From 1840 all the way to 1880, that single cabin was doing triple duty — schoolhouse, church, and whatever else the community needed. You've got to respect the versatility. Four decades of lessons and sermons and gatherings, all under the same roof, all in the same rough-hewn walls.
And what drew settlers to Dial in the first place? The Dial family's cotton gin and grist mill. People need their cotton ginned and their grain ground, and where there's a mill, there's a community growing up around it.
The Dial Post Office opened on May 24, 1880 — a date precise enough that somebody clearly thought it worth remembering — and that same July, a site was provided for an academy. Now here's where the story leans in a little. That academy gained renown — the marker uses that word, renown — under a man named Robert W.
Lane, born in 1825, died in 1891, a Confederate veteran and, by all accounts, a superior educator. That's the marker's own phrase. Superior educator.
In a time and place where schooling was hard to come by, that distinction meant something real. But Dial wasn't done producing consequential figures. Between 1903 and 1905, one of the teachers working in the Dial community was a young man named Sam Rayburn — born 1882, died 1961.
Now, you may want to sit with what comes next. That same Sam Rayburn went on to become a United States Congressman from Texas, serving from 1913 to 1961, and he set a record of seventeen years as Speaker of the House of Representatives. Seventeen years.
Speaker of the House.
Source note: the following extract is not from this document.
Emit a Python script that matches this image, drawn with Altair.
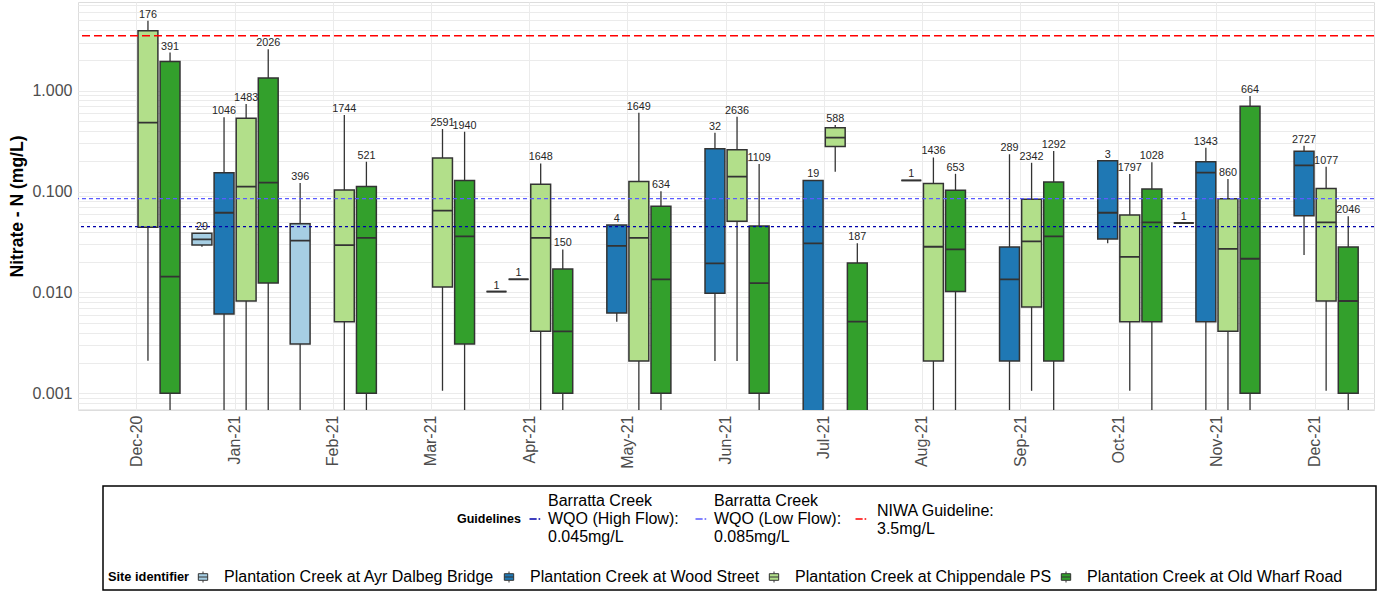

The most powerful legislative position in the country — and the man who held it longer than anyone else once stood in front of students in Dial, Fannin County, Texas. A log cabin, a mill, a post office, an academy, and a teacher who became a legend.
That little community was quietly building something, one lesson at a time.
What the marker says
School in this community was held 1840-80 in a log cabin used also for church and community activities. Cotton gin and grist mill of Dial family attracted settlers. Dial Post Office opened May 24, 1880. In July 1880 a site was provided for academy which gained renown under a superior educator, Robert W. Lane (1825-91), a Confederate veteran. One of later (1903-05) teachers in Dial community was the Hon. Sam Rayburn (1882-1961), United States Congressman from Texas 1913-61, who set a record of 17 years as Speaker of the House of Representatives.